## start

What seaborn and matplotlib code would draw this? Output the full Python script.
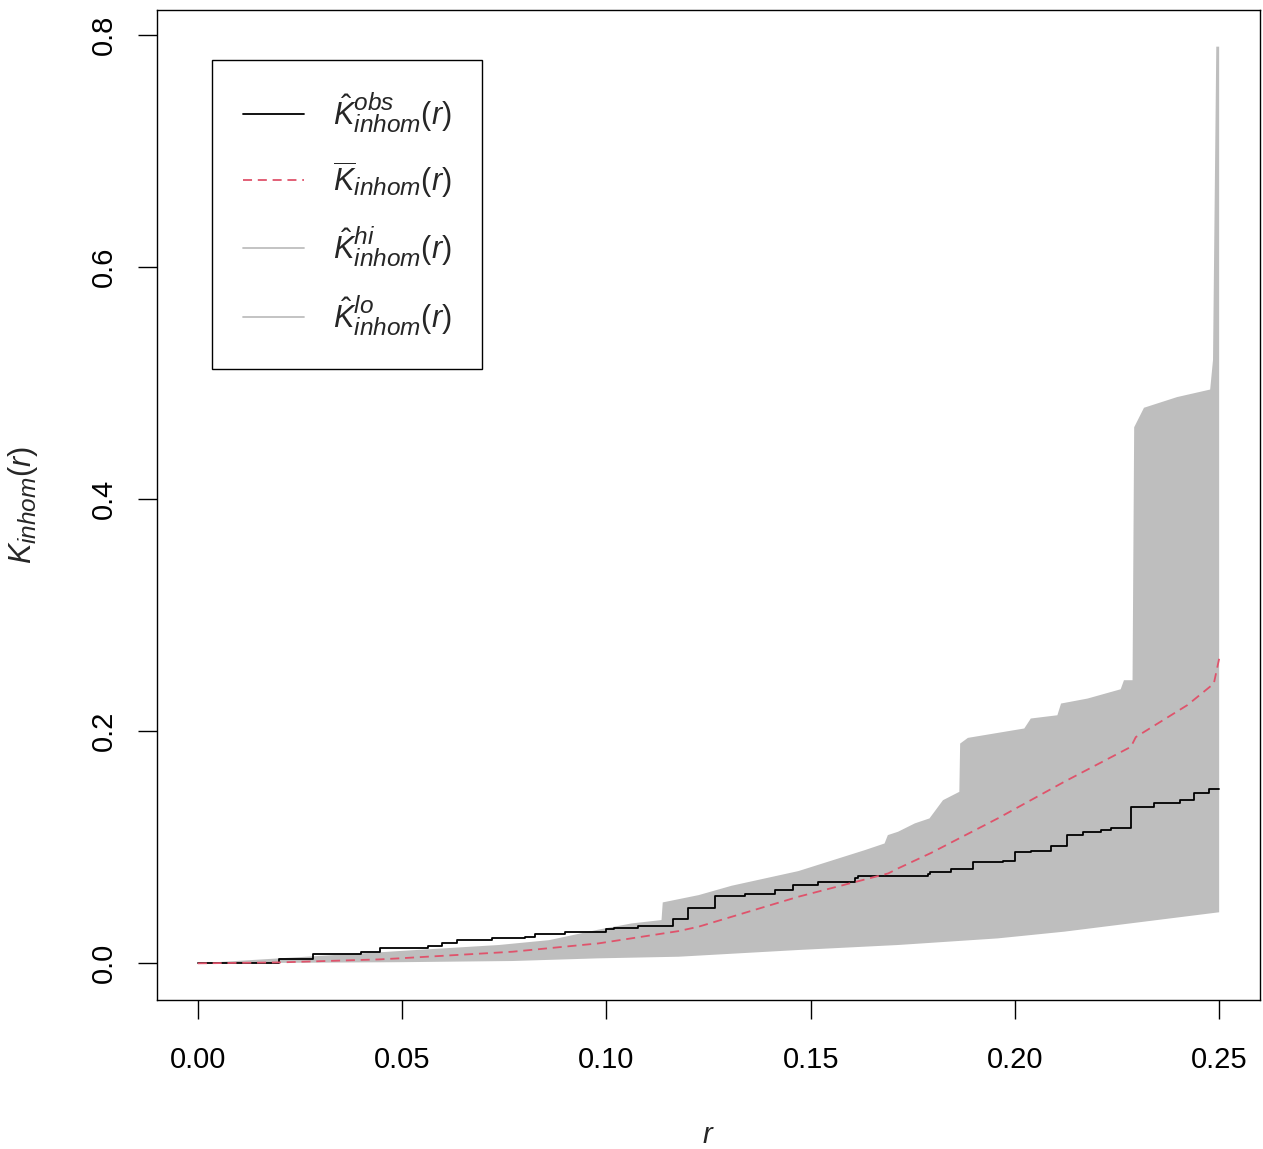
import numpy as np
import pandas as pd
import seaborn as sns
import matplotlib
import matplotlib.pyplot as plt
from matplotlib.lines import Line2D

# R draws sub/superscripts bigger than matplotlib's default 0.7
try:
    import matplotlib._mathtext as _mt
    _mt.SHRINK_FACTOR = 0.8
except Exception:
    pass

obs_r = [0.0, 0.0198, 0.0281, 0.0400, 0.0447, 0.0564, 0.0598, 0.0635, 0.0720, 0.0800,
         0.0825, 0.0898, 0.0999, 0.1018, 0.1077, 0.1162, 0.1200, 0.1266, 0.1340, 0.1413,
         0.1457, 0.1519, 0.1608, 0.1616, 0.1787, 0.1791, 0.1844, 0.1897, 0.1970, 0.2000,
         0.2039, 0.2088, 0.2127, 0.2166, 0.2210, 0.2235, 0.2284, 0.2341, 0.2405, 0.2438,
         0.2475, 0.2500]
obs_k = [0.0, 0.0034, 0.0080, 0.0095, 0.0135, 0.0149, 0.0172, 0.0198, 0.0215, 0.0227,
         0.0250, 0.0273, 0.0293, 0.0307, 0.0322, 0.0385, 0.0480, 0.0583, 0.0600, 0.0629,
         0.0674, 0.0703, 0.0732, 0.0752, 0.0769, 0.0784, 0.0812, 0.0870, 0.0880, 0.0956,
         0.0967, 0.1013, 0.1105, 0.1128, 0.1148, 0.1168, 0.1350, 0.1378, 0.1406, 0.1467,
         0.1500, 0.1500]

# mean of simulations
mean_r = [0.0, 0.0200, 0.0444, 0.0493, 0.0770, 0.0981, 0.1177, 0.1226, 0.1470, 0.1690,
          0.1714, 0.1794, 0.1958, 0.2121, 0.2284, 0.2296, 0.2422, 0.2487, 0.2500]
mean_k = [0.0, 0.0008, 0.0034, 0.0043, 0.0100, 0.0172, 0.0278, 0.0316, 0.0574, 0.0775,
          0.0818, 0.0950, 0.1249, 0.1565, 0.1866, 0.1950, 0.2225, 0.2411, 0.2626]

# upper envelope
hi_r = [0.0, 0.0200, 0.0444, 0.0493, 0.0737, 0.0860, 0.0980, 0.1062, 0.1135, 0.1138,
        0.1226, 0.1307, 0.1470, 0.1633, 0.1681, 0.1689, 0.1714, 0.1755, 0.1791, 0.1824,
        0.1864, 0.1866, 0.1885, 0.2023, 0.2039, 0.2104, 0.2113, 0.2178, 0.2259, 0.2267,
        0.2288, 0.2292, 0.2316, 0.2397, 0.2478, 0.2485, 0.2493, 0.2500]
hi_k = [0.0, 0.0043, 0.0095, 0.0106, 0.0158, 0.0200, 0.0290, 0.0344, 0.0373, 0.0525,
        0.0588, 0.0669, 0.0795, 0.0976, 0.1033, 0.1105, 0.1134, 0.1206, 0.1249, 0.1406,
        0.1478, 0.1894, 0.1943, 0.2024, 0.2110, 0.2138, 0.2239, 0.2282, 0.2362, 0.2440,
        0.2440, 0.4620, 0.4788, 0.4880, 0.4945, 0.5200, 0.7900, 0.7900]

# lower envelope
lo_r = [0.0, 0.0500, 0.0770, 0.0980, 0.1177, 0.1470, 0.1714, 0.1958, 0.2121, 0.2500]
lo_k = [0.0, 0.0010, 0.0020, 0.0043, 0.0057, 0.0115, 0.0158, 0.0215, 0.0273, 0.0440]

sns.set_style('ticks')
plt.rcParams['font.family'] = ['Liberation Sans', 'DejaVu Sans']
plt.rcParams['mathtext.fontset'] = 'custom'
plt.rcParams['mathtext.rm'] = 'Liberation Sans'
plt.rcParams['mathtext.it'] = 'Liberation Sans:italic'
plt.rcParams['mathtext.bf'] = 'Liberation Sans:bold'

RED = '#DF536B'
GREY = '#BEBEBE'

fig = plt.figure(figsize=(12.63, 11.49), dpi=100)
ax = fig.add_axes([157 / 1263, 1 - 1000 / 1149, 1103 / 1263, 990 / 1149])

# grey envelope polygon
poly_x = hi_r + lo_r[::-1]
poly_y = hi_k + lo_k[::-1]
ax.fill(poly_x, poly_y, color=GREY, lw=0)

df_obs = pd.DataFrame({'r': obs_r, 'K': obs_k})
df_mean = pd.DataFrame({'r': mean_r, 'K': mean_k})
sns.lineplot(data=df_obs, x='r', y='K', estimator=None, color='black', lw=1.3,
             drawstyle='steps-post', ax=ax)
sns.lineplot(data=df_mean, x='r', y='K', estimator=None, color=RED, lw=1.3,
             dashes=False, ax=ax, linestyle=(0, (5, 3.2)))

ax.set_xlim(-0.01, 0.26)
ax.set_ylim(-0.0316, 0.8216)
ax.set_xticks([0.0, 0.05, 0.10, 0.15, 0.20, 0.25])
ax.set_xticklabels(['0.00', '0.05', '0.10', '0.15', '0.20', '0.25'])
ax.set_yticks([0.0, 0.2, 0.4, 0.6, 0.8])
ax.set_yticklabels(['0.0', '0.2', '0.4', '0.6', '0.8'], rotation=90, va='center')
ax.tick_params(direction='out', length=14, width=1, colors='black', labelsize=21)
ax.tick_params(axis='x', pad=19)
ax.tick_params(axis='y', pad=14)
for s in ax.spines.values():
    s.set_visible(True)
    s.set_color('black')
    s.set_linewidth(1)

ax.set_xlabel(r'$r$', fontsize=21, labelpad=34)
ax.set_ylabel(r'$K_{inhom}(r)$', fontsize=22, labelpad=36)

handles = [
    Line2D([], [], color='black', lw=1.3),
    Line2D([], [], color=RED, lw=1.3, linestyle=(0, (5, 3.2))),
    Line2D([], [], color=GREY, lw=1.3),
    Line2D([], [], color=GREY, lw=1.3),
]
labels = [
    r'$\hat{K}^{obs}_{inhom}(r)$',
    r'$\overline{K}_{inhom}(r)$',
    r'$\hat{K}^{hi}_{inhom}(r)$',
    r'$\hat{K}^{lo}_{inhom}(r)$',
]
leg = ax.legend(handles, labels, loc='upper left', bbox_to_anchor=(0.0499, 0.9495),
                borderaxespad=0, fontsize=22, handlelength=2.0, handletextpad=0.95,
                borderpad=1.0, labelspacing=0.8, fancybox=False, framealpha=1,
                edgecolor='black')
leg.get_frame().set_linewidth(1)

fig.savefig('out.png', dpi=100)
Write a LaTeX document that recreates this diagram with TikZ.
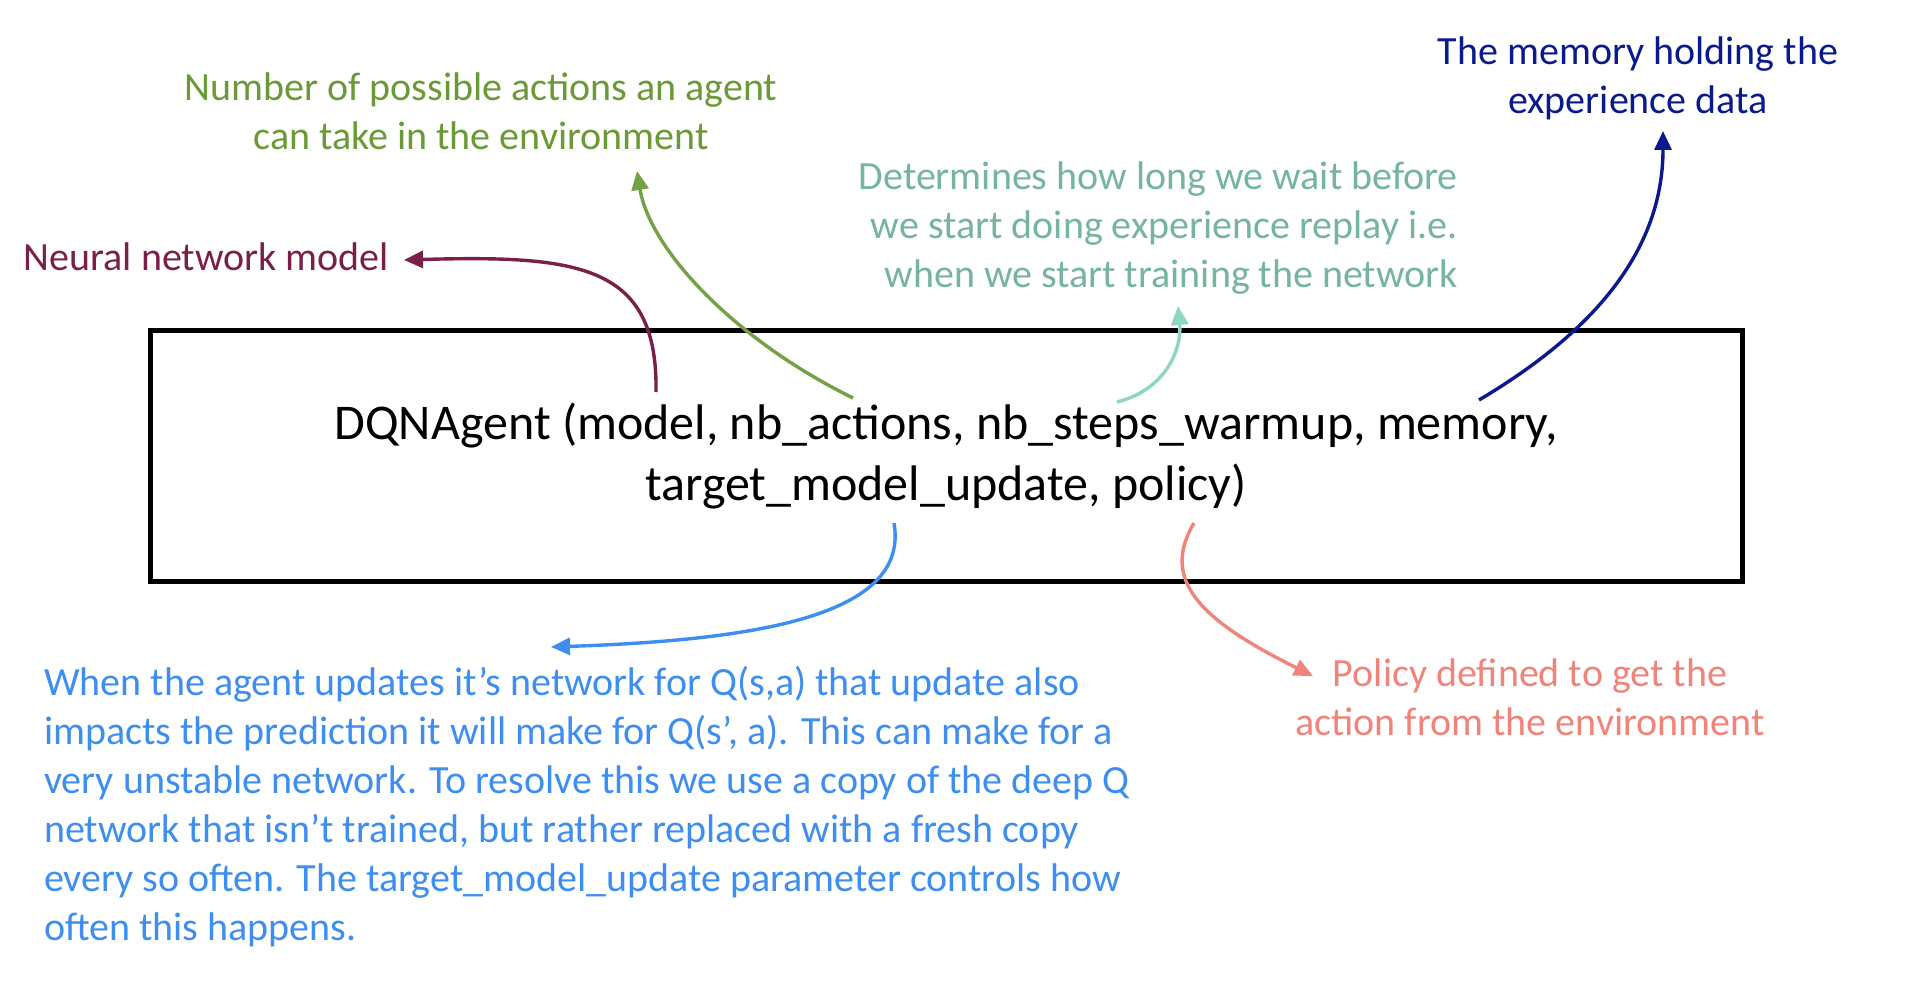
\documentclass[tikz,border=0pt]{standalone}
\usepackage{fontspec}
\setmainfont{Carlito}
\usetikzlibrary{arrows.meta}
\definecolor{cmaroon}{HTML}{7A2048}
\definecolor{cgreen}{HTML}{6A9A35}
\definecolor{cgreenarr}{HTML}{74A046}
\definecolor{cteal}{HTML}{76B4A2}
\definecolor{cmint}{HTML}{8ED6C4}
\definecolor{cnavy}{HTML}{0A1A8C}
\definecolor{cblue}{HTML}{3D8EF0}
\definecolor{csalmon}{HTML}{F0847A}
\begin{document}
\begin{tikzpicture}[x=1pt,y=-1pt,
  lbl/.style={inner sep=0pt, font=\fontsize{40}{49}\selectfont},
  conn/.style={line width=3.4pt, -{Triangle[length=19pt,width=17pt]}}]
\useasboundingbox[fill=white] (0,0) rectangle (1920,981);
\node[draw, line width=5pt, minimum width=1592pt, minimum height=250pt, inner sep=0pt,
  align=center, font=\fontsize{50}{61}\selectfont] (agent) at (946,456)
  {DQNAgent (model, nb\_actions, nb\_steps\_warmup, memory,\\target\_model\_update, policy)};

\node[lbl, text=cmaroon, anchor=east] (nnm) at (389,257) {Neural network model};
\node[lbl, text=cgreen, align=center] (nba) at (481,111.5)
  {Number of possible actions an agent\\can take in the environment};
\node[lbl, text=cteal, align=right, anchor=east] (warm) at (1458,228)
  {Determines how long we wait before\\we start doing experience replay i.e.\\when we start training the network};
\node[lbl, text=cnavy, align=center] (mem) at (1638,78.5)
  {The memory holding the\\experience data};
\node[lbl, text=cblue, align=left, anchor=west] (tmu) at (44,807)
  {When the agent updates it’s network for Q(s,a) that update also\\
   impacts the prediction it will make for Q(s’, a). This can make for a\\
   very unstable network. To resolve this we use a copy of the deep Q\\
   network that isn’t trained, but rather replaced with a fresh copy\\
   every so often. The target\_model\_update parameter controls how\\
   often this happens.};
\node[lbl, text=csalmon, align=center] (pol) at (1530,697.5)
  {Policy defined to get the\\action from the environment};

\coordinate (sModel) at ([shift={(-290,-64)}]agent.center);
\coordinate (sActions) at ([shift={(-93,-58)}]agent.center);
\coordinate (sWarmup) at ([shift={(171,-54)}]agent.center);
\coordinate (sMemory) at ([shift={(533,-56)}]agent.center);
\coordinate (sTarget) at ([shift={(-52,67)}]agent.center);
\coordinate (sPolicy) at ([shift={(248,67)}]agent.center);

\draw[conn, cmaroon] (sModel) .. controls (658,265) and (580,255) .. ([shift={(15,3)}]nnm.east);
\draw[conn, cgreenarr] (sActions) .. controls (735,340) and (650,250) .. ([shift={(156,59.5)}]nba.center);
\draw[conn, cmint] (sWarmup) .. controls (1165,390) and (1182,350) .. ([shift={(-280,78)}]warm.east);
\draw[conn, cnavy] (sMemory) .. controls (1580,340) and (1663,260) .. ([shift={(25,52.5)}]mem.center);
\draw[conn, cblue] (sTarget) .. controls (910,615) and (760,640) .. ([shift={(507,-160)}]tmu.west);
\draw[conn, csalmon] (sPolicy) .. controls (1160,580) and (1200,620) .. ([shift={(-217,-21.5)}]pol.center);
\end{tikzpicture}
\end{document}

## end

§ Given problem:
Return nothing but the lines running from the start of the data to the line with "from matplotlib.lines import Line2D", please, both ends included and no pictures.

§ Result below:
What seaborn and matplotlib code would draw this? Output the full Python script.
import numpy as np
import pandas as pd
import seaborn as sns
import matplotlib
import matplotlib.pyplot as plt
from matplotlib.lines import Line2D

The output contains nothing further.